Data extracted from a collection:
################

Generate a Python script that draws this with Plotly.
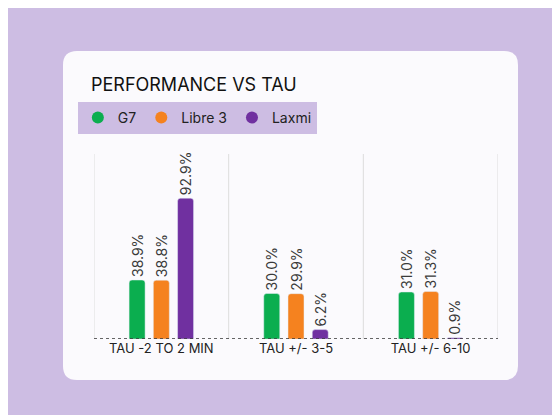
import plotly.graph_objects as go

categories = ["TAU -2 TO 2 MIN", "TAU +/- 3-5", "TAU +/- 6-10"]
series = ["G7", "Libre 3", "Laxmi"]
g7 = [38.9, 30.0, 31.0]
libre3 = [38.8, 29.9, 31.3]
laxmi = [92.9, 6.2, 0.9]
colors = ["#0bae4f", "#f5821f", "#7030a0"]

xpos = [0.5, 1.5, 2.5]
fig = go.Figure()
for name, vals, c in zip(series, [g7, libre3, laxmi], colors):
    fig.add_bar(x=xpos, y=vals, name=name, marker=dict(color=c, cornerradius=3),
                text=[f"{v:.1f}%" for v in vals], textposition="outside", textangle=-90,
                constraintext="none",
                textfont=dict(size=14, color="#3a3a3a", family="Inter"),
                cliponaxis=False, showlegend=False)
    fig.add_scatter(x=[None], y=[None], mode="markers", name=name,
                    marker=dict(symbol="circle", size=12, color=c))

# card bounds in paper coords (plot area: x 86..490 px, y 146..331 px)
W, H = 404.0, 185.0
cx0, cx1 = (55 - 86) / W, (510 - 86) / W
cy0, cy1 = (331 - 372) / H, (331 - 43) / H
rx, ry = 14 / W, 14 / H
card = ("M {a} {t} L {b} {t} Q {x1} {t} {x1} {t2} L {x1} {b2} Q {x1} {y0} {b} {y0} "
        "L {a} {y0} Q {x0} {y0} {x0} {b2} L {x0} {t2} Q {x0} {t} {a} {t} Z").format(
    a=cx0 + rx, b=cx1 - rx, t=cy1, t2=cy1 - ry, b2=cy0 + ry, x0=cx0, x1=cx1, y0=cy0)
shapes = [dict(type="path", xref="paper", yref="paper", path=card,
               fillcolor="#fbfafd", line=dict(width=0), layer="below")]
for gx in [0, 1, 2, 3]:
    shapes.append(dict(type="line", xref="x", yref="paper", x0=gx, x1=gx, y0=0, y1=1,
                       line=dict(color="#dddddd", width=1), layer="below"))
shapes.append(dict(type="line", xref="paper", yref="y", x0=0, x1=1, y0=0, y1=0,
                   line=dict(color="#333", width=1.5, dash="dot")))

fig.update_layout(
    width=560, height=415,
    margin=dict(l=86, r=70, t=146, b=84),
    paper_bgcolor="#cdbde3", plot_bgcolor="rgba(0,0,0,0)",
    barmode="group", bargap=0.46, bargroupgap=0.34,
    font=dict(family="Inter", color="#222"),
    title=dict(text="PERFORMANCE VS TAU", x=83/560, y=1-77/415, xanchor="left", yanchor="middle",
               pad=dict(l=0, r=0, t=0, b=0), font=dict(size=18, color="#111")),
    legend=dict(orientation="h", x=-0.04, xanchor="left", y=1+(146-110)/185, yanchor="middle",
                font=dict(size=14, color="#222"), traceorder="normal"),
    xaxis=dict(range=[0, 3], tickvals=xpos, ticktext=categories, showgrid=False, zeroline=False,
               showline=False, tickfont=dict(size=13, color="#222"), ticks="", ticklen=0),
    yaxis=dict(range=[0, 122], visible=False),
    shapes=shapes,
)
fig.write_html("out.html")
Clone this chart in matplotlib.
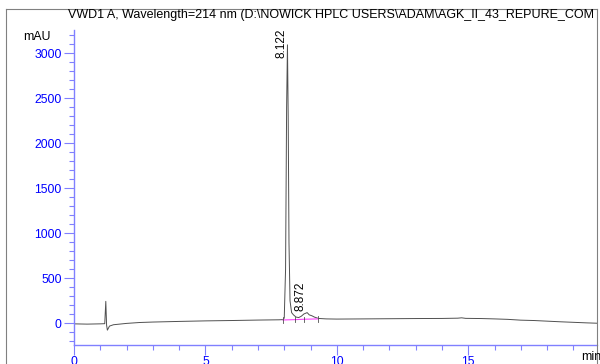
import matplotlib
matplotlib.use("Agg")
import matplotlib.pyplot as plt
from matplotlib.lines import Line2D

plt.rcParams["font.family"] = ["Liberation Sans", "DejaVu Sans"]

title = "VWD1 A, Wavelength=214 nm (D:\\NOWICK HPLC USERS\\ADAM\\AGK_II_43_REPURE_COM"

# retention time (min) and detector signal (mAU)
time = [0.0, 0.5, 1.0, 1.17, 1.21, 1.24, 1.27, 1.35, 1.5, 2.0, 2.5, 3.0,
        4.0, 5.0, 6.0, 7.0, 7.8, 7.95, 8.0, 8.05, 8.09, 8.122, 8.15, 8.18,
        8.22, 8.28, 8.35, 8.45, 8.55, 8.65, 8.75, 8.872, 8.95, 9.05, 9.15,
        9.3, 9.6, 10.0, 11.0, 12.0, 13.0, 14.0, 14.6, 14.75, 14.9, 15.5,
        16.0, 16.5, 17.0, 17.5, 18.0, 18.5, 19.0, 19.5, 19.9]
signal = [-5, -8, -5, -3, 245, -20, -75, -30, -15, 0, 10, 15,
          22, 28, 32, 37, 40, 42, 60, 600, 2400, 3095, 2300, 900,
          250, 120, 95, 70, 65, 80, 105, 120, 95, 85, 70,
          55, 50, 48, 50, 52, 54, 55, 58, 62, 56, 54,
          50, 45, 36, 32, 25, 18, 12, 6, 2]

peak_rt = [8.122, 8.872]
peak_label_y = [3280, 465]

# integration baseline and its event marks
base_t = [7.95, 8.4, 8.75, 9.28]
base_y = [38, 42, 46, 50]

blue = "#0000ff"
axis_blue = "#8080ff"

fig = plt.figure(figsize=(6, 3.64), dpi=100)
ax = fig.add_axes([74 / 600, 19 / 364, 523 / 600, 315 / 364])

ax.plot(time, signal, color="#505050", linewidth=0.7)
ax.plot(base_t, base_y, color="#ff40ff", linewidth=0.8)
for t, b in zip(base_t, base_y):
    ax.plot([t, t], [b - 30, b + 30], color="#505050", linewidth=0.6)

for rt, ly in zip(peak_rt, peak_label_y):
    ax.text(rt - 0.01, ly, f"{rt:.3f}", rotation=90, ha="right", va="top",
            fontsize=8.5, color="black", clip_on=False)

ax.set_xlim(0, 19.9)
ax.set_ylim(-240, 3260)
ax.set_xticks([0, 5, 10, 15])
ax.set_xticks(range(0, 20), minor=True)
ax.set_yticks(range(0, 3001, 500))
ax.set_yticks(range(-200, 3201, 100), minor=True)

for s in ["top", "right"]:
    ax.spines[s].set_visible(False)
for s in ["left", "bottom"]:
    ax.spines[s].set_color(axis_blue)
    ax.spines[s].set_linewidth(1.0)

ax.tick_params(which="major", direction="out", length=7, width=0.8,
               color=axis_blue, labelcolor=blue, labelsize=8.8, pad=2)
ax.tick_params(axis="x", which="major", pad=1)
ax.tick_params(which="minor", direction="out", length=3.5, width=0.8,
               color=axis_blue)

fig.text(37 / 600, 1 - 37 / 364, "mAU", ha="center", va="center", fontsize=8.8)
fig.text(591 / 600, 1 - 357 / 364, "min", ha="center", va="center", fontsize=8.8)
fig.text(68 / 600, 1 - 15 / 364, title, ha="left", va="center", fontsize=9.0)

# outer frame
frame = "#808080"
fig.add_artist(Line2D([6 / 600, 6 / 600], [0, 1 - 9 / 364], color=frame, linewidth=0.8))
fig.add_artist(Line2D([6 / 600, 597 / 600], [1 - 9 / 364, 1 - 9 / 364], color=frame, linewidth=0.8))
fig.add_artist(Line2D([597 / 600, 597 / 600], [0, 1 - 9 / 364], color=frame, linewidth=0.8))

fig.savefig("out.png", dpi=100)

################

**Written request:** Start at the line that contains "Clone this chart in matplotlib.", stop at the line that contains "A, Wavelength=214 nm", and reproduce each line in that stretch exactly. Pictures are excluded.

**Correct response:**
Clone this chart in matplotlib.
import matplotlib
matplotlib.use("Agg")
import matplotlib.pyplot as plt
from matplotlib.lines import Line2D

plt.rcParams["font.family"] = ["Liberation Sans", "DejaVu Sans"]

title = "VWD1 A, Wavelength=214 nm (D:\\NOWICK HPLC USERS\\ADAM\\AGK_II_43_REPURE_COM"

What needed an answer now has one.